Stored records |

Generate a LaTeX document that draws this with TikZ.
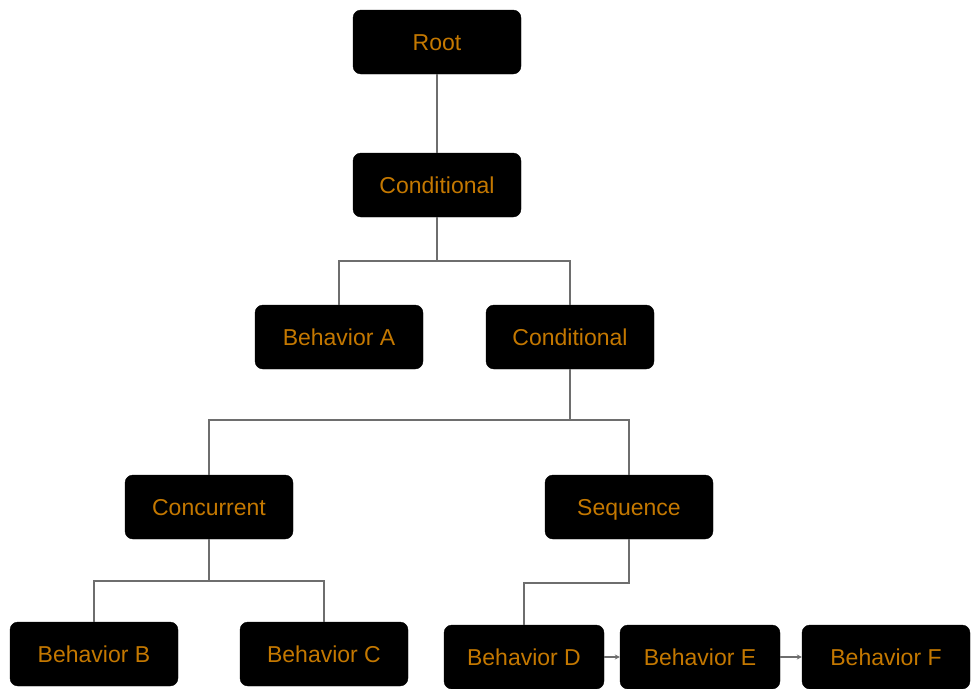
\documentclass[tikz,border=0pt]{standalone}
\usepackage{fontspec}
\setmainfont{Liberation Sans}
\usetikzlibrary{arrows.meta}
\definecolor{bhtext}{RGB}{196,120,0}
\definecolor{bhline}{RGB}{110,110,110}

\begin{document}
\begin{tikzpicture}[x=1pt,y=-1pt,
  bnode/.style={fill=black, draw=black, rounded corners=8pt, minimum width=168pt, minimum height=64pt,
    inner sep=0pt, text height=16pt, text depth=0pt, text=bhtext, font=\fontsize{23}{26}\selectfont},
  wide/.style={minimum width=160pt},
  link/.style={draw=bhline, line width=1.8pt}]
\useasboundingbox (0,0) rectangle (974,688);
\node[bnode] (root) at (437,42) {Root};
\node[bnode] (cond1) at (437,185) {Conditional};
\node[bnode] (behA) at (339,337) {Behavior A};
\node[bnode] (cond2) at (570,337) {Conditional};
\node[bnode] (conc) at (209,507) {Concurrent};
\node[bnode] (seq) at (629,507) {Sequence};
\node[bnode] (behB) at (94,654) {Behavior B};
\node[bnode] (behC) at (324,654) {Behavior C};
\node[bnode, wide] (behD) at (524,657) {Behavior D};
\node[bnode, wide] (behE) at (700,657) {Behavior E};
\node[bnode] (behF) at (886,657) {Behavior F};
% tree links
\draw[link] (root) -- (cond1);
\draw[link] (cond1.south) -- ++(0,44) -| (behA.north);
\draw[link] (cond1.south) ++(0,44) -| (cond2.north);
\draw[link] (cond2.south) -- ++(0,51) -| (conc.north);
\draw[link] (cond2.south) ++(0,51) -| (seq.north);
\draw[link] (conc.south) -- ++(0,42) -| (behB.north);
\draw[link] (conc.south) ++(0,42) -| (behC.north);
\draw[link] (seq.south) -- ++(0,44) -| (behD.north);
% sequence order
\draw[link, -{Stealth[length=5pt,width=5pt]}] (behD) -- (behE);
\draw[link, -{Stealth[length=5pt,width=5pt]}] (behE) -- (behF);
\end{tikzpicture}
\end{document}
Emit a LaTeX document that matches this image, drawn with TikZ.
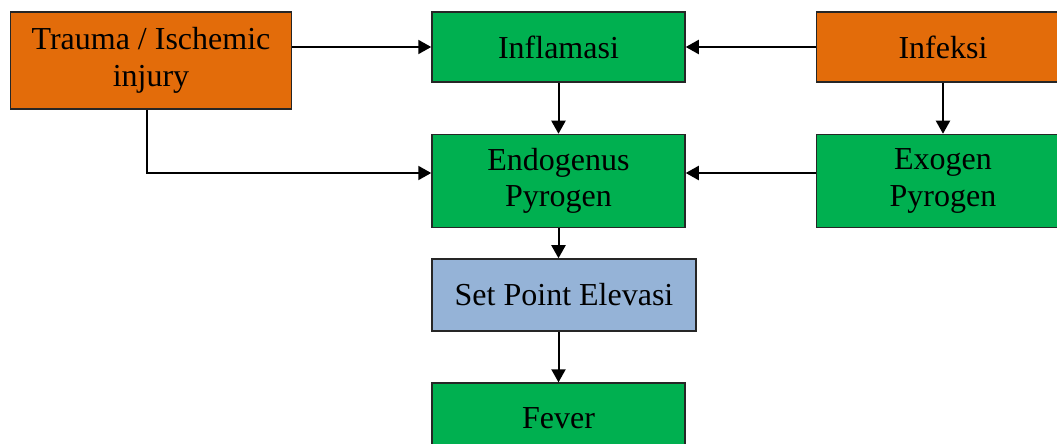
\documentclass[tikz,border=0pt]{standalone}
\usepackage{fontspec}
\setmainfont{Liberation Serif}
\usetikzlibrary{arrows.meta,positioning}
\definecolor{orangebox}{RGB}{227,108,10}
\definecolor{greenbox}{RGB}{0,176,80}
\definecolor{bluebox}{RGB}{149,179,215}

\begin{document}
\begin{tikzpicture}[x=0.5pt,y=-0.5pt,>={Triangle[length=6.5pt,width=7pt]},line width=1pt,
    box/.style={draw=black!85,line width=0.75pt,inner sep=0pt,align=center,
      minimum width=126.5pt,minimum height=35pt,font=\fontsize{16}{18.3}\selectfont},
    cause/.style={box,fill=orangebox},
    proc/.style={box,fill=greenbox}]
      \useasboundingbox (0,0) rectangle (1057,444);
      \node[proc] (infl) at (558.5,47) {Inflamasi};
      \node[cause,minimum width=140.5pt,minimum height=48.5pt] (trauma)
        [below left=0pt and 69.5pt of infl.north west] {Trauma / Ischemic\\injury};
      \node[cause] (infek) [right=65pt of infl] {Infeksi};
      \node[proc,minimum height=46.5pt] (endo) [below=25.5pt of infl] {Endogenus\\Pyrogen};
      \node[proc,minimum height=46.5pt] (exo) [below=25.5pt of infek] {Exogen\\Pyrogen};
      \node[box,fill=bluebox,minimum width=132pt,minimum height=36pt] (setp)
        [below right=15pt and 0pt of endo.south west] {Set Point Elevasi};
      \node[proc] (fever) [below right=25.3pt and 0pt of setp.south west] {Fever};

      \coordinate (endoin) at ([yshift=4pt]endo.west);
      \coordinate (endoout) at ([yshift=4pt]endo.east);
      \coordinate (exoout) at ([yshift=4pt]exo.west);

      \path[->]
      (trauma.east |- infl.west) edge (infl.west)
      (infek) edge (infl)
      (infl) edge (endo)
      (infek) edge (exo)
      (exoout) edge (endoout)
      (endo) edge (endo |- setp.north)
      (endo |- setp.south) edge (endo |- fever.north)
      ;
      \draw[->] ([xshift=-2pt]trauma.south) |- (endoin);
    \end{tikzpicture}
\end{document}
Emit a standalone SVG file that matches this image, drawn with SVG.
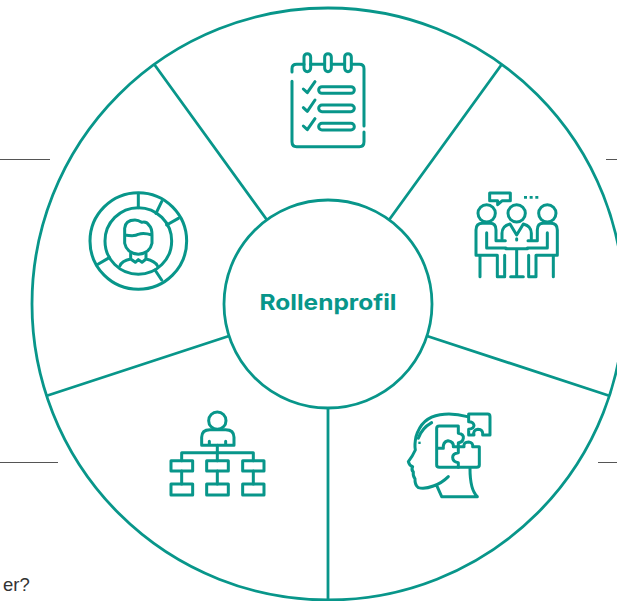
<svg xmlns="http://www.w3.org/2000/svg" width="617" height="601" viewBox="0 0 617 601">
<style>
.s{fill:none;stroke:#08968a;stroke-width:2.800}
.g{fill:none;stroke:#08968a;stroke-width:9;stroke-linecap:round;stroke-linejoin:round}
.h{stroke:#555;stroke-width:1;fill:none}
</style>
<rect width="617" height="601" fill="#fff"/>
<g id="side-lines">
<path class="h" d="M0 159.500H50M606 159.500H617M0 462.500H58M598 462.500H617"/>
</g>
<text x="3" y="591" font-family="Liberation Sans, Arial, sans-serif" font-size="18.500" fill="#333">er?</text>
<g id="wheel"><circle class="s" cx="328" cy="304" r="296"/></g>
<g id="connectors">
<path class="s" d="M267 220L154 64M389 220L502 64M427 336L610 396M328 408V600M229 336L46 396"/>
</g>
<g id="center"><circle class="s" cx="328" cy="304" r="104"/>
<text x="328" y="310" text-anchor="middle" font-family="Inter, Lato, sans-serif" font-weight="700" font-size="22" textLength="137" lengthAdjust="spacingAndGlyphs" fill="#08968a">Rollenprofil</text></g>
<g id="checklist" transform="translate(270 40) scale(.3333)">
<path class="g" d="M66 96V86Q66 73 80 73H102M122 73H160M185 73H222M245 73H268Q282 73 282 86V258M282 276V305Q282 320 268 320H80Q66 320 66 305V124"/>
<rect class="g" x="102" y="41" width="20" height="54" rx="10"/><rect class="g" x="164" y="41" width="20" height="54" rx="10"/><rect class="g" x="224" y="41" width="20" height="54" rx="10"/>
<path class="g" d="M100 147L112 158L135 125M100 203L112 214L135 180M100 258L112 269L135 236"/>
<rect class="g" x="146" y="140" width="107" height="20" rx="10"/><rect class="g" x="146" y="195" width="107" height="20" rx="10"/><rect class="g" x="146" y="250" width="107" height="20" rx="10"/>
</g>
<g id="meeting" transform="translate(460 180) scale(.3333)">
<circle class="g" cx="80" cy="100" r="26"/><circle class="g" cx="170" cy="100" r="26"/><circle class="g" cx="262" cy="100" r="26"/>
<path class="g" d="M89 39H151V62H127L113 74V62H89Z"/>
<path d="M192 48h9v8h-9zM209 48h9v8h-9zM226 48h9v8h-9z" fill="#08968a"/>
<path class="g" d="M60 290V226H48V150Q48 130 68 130H90Q108 130 108 150V182H136M80 158V204H138M60 226H112V290M134 226V290H112"/>
<path class="g" d="M280 290V226H292V150Q292 130 272 130H250Q232 130 232 150V182H204M262 158V204H202M228 226V290M206 226V290H228M280 226H228"/>
<path class="g" d="M126 178V160Q126 138 150 132L170 165L190 132Q214 138 214 160V178M170 176V180"/>
<path class="g" d="M138 206H202M170 206V290M152 290H190"/>
</g>
<g id="head" transform="translate(390 400) scale(.3333)">
<path class="g" d="M232 50Q190 38 150 44Q95 52 78 110Q73 135 76 150Q68 168 55 185Q58 197 68 200Q63 210 70 216Q68 228 75 236Q74 255 85 263Q105 268 130 258Q155 250 175 230M140 256L155 290H262Q240 270 240 205"/>
<path class="g" d="M85 115Q95 85 125 68"/>
<path d="M85 125h7v7h-7z" fill="#08968a"/>
<path class="g" d="M140 145V85Q140 78 148 78H205V100Q222 102 220 115Q218 128 205 128V140H190Q192 125 174 122Q158 125 160 145H140ZM140 145V195Q140 202 148 202H205V188Q188 186 188 172Q188 160 205 158V142"/>
<path class="g" d="M205 140H222Q220 126 236 126Q250 128 248 140H268V195Q268 202 260 202H205"/>
<path class="g" d="M236 65V42H293Q300 42 300 50V105H278Q280 88 264 88Q248 90 252 105H236V88Q252 86 252 76Q250 65 236 65Z"/>
</g>
<g id="org" transform="translate(160 400) scale(.3333)">
<circle class="g" cx="172" cy="62" r="26"/>
<path class="g" d="M125 136V112Q125 89 150 89H197Q222 89 222 112V136ZM148 124V136M197 124V136"/>
<path class="g" d="M172 136V182M65 182V158H280V182M65 213V252M172 213V252M280 213V252"/>
<path class="g" d="M33 182H98V213H33ZM140 182H205V213H140ZM248 182H312V213H248ZM33 252H98V285H33ZM140 252H205V285H140ZM248 252H312V285H248Z"/>
</g>
<g id="profile" transform="translate(80 185) scale(.3333)">
<circle class="g" cx="175" cy="168" r="145"/><circle class="g" cx="175" cy="168" r="100"/>
<path class="g" d="M175 28V68M245 50L228 85M295 100L260 120M50 240L88 218M245 285L225 255"/>
<path class="g" d="M134 150V130Q136 105 165 105Q175 105 185 112Q200 108 208 122Q216 130 216 150V175Q210 205 175 208Q140 205 134 175ZM134 150Q165 155 175 148Q190 142 216 150"/>
<path class="g" d="M120 242Q125 228 152 222V205M198 205V222Q225 228 232 242M152 222L166 232L175 224L186 232L198 222"/>
</g>
</svg>
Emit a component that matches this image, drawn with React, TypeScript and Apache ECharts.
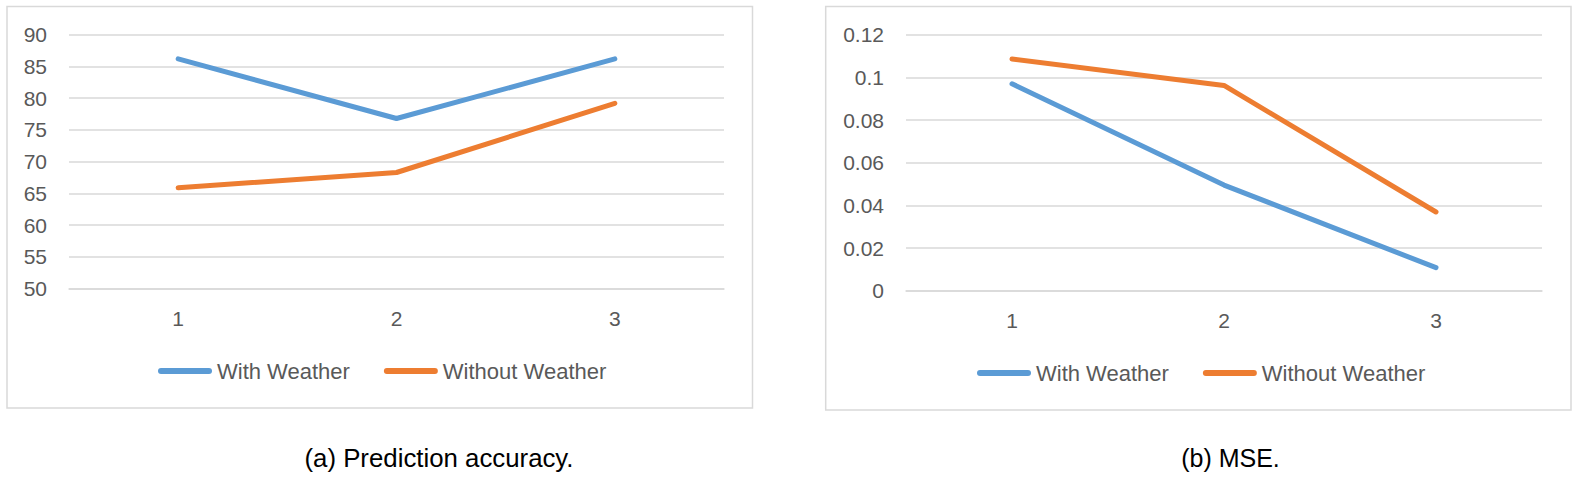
import React, { useEffect, useRef } from 'react';
import * as echarts from 'echarts';

// ---- data ----
const categories = ['1', '2', '3'];
const seriesNames = ['With Weather', 'Without Weather'];

// (a) Prediction accuracy
const accuracyWith = [86.2, 76.8, 86.2];
const accuracyWithout = [65.9, 68.3, 79.2];
const accuracyAxis = { min: 50, max: 90, interval: 5 };

// (b) MSE
const mseWith = [0.097, 0.0495, 0.0108];
const mseWithout = [0.1086, 0.0962, 0.0369];
const mseAxis = { min: 0, max: 0.12, interval: 0.02 };

const captions = ['(a) Prediction accuracy.', '(b) MSE.'];

const BLUE = '#5b9bd5';
const ORANGE = '#ed7d31';
const GRID = '#d9d9d9';
const TEXT = '#595959';
const FONT = '"Liberation Sans", Arial, sans-serif';

const legendIcon = 'path://M3,0 H51 A3,3 0 0 1 51,6 H3 A3,3 0 0 1 3,0 Z';

function xAxis(gridIndex: number, margin: number) {
  return {
    type: 'category',
    gridIndex,
    data: categories,
    boundaryGap: true,
    axisLine: { show: true, lineStyle: { color: GRID, width: 1.5 } },
    axisTick: { show: false },
    axisLabel: { color: TEXT, fontSize: 21, margin, fontFamily: FONT },
    splitLine: { show: false },
  };
}

function yAxis(gridIndex: number, cfg: { min: number; max: number; interval: number }) {
  return {
    type: 'value',
    gridIndex,
    min: cfg.min,
    max: cfg.max,
    interval: cfg.interval,
    axisLine: { show: false },
    axisTick: { show: false },
    axisLabel: { color: TEXT, fontSize: 21, margin: 22, fontFamily: FONT },
    splitLine: { show: true, lineStyle: { color: GRID, width: 1.5 } },
  };
}

function lineSeries(name: string, data: number[], color: string, idx: number) {
  return {
    type: 'line',
    name,
    data,
    xAxisIndex: idx,
    yAxisIndex: idx,
    symbol: 'none',
    color,
    itemStyle: { color },
    lineStyle: { color, width: 5, cap: 'round', join: 'round' },
  };
}

function legend(left: number, top: number) {
  return {
    left,
    top,
    padding: 0,
    orient: 'horizontal',
    itemWidth: 54,
    itemHeight: 6,
    itemGap: 34,
    icon: legendIcon,
    itemStyle: { borderWidth: 0 },
    textStyle: { color: TEXT, fontSize: 22, fontFamily: FONT, lineHeight: 22 },
    data: seriesNames.map((n) => ({ name: n, icon: legendIcon })),
  };
}

export default function App() {
  const ref = useRef<HTMLDivElement>(null);
  useEffect(() => {
    if (!ref.current) return;
    const chart = echarts.init(ref.current, null, { renderer: 'svg' });
    chart.setOption({
      animation: false,
      backgroundColor: '#ffffff',
      textStyle: { fontFamily: FONT },
      grid: [
        { left: 69, top: 34.7, width: 655, height: 254 },
        { left: 906, top: 34.7, width: 636, height: 256 },
      ],
      xAxis: [xAxis(0, 19), xAxis(1, 19)],
      yAxis: [yAxis(0, accuracyAxis), yAxis(1, mseAxis)],
      legend: [legend(158, 360), legend(977, 362)],
      series: [
        lineSeries(seriesNames[0], accuracyWith, BLUE, 0),
        lineSeries(seriesNames[1], accuracyWithout, ORANGE, 0),
        lineSeries(seriesNames[0], mseWith, BLUE, 1),
        lineSeries(seriesNames[1], mseWithout, ORANGE, 1),
      ],
      graphic: [
        {
          type: 'rect',
          shape: { x: 7, y: 6.5, width: 745.5, height: 401.5 },
          style: { fill: 'none', stroke: GRID, lineWidth: 1.5 },
          silent: true,
          z: -1,
        },
        {
          type: 'rect',
          shape: { x: 825.7, y: 6.5, width: 745.3, height: 403.5 },
          style: { fill: 'none', stroke: GRID, lineWidth: 1.5 },
          silent: true,
          z: -1,
        },
        {
          type: 'text',
          x: 439,
          y: 458,
          style: {
            text: captions[0],
            fill: '#000000',
            fontSize: 25.8,
            fontFamily: FONT,
            textAlign: 'center',
            textVerticalAlign: 'middle',
          },
        },
        {
          type: 'text',
          x: 1230.5,
          y: 458,
          style: {
            text: captions[1],
            fill: '#000000',
            fontSize: 25,
            fontFamily: FONT,
            textAlign: 'center',
            textVerticalAlign: 'middle',
          },
        },
      ],
    });
    return () => chart.dispose();
  }, []);
  return (
    <div
      ref={ref}
      style={{ position: 'fixed', left: 0, top: 0, width: 1581, height: 484, background: '#ffffff' }}
    />
  );
}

Task details |
Only the number is needed here: how many lines of the records contain "that"?

Correct result |
4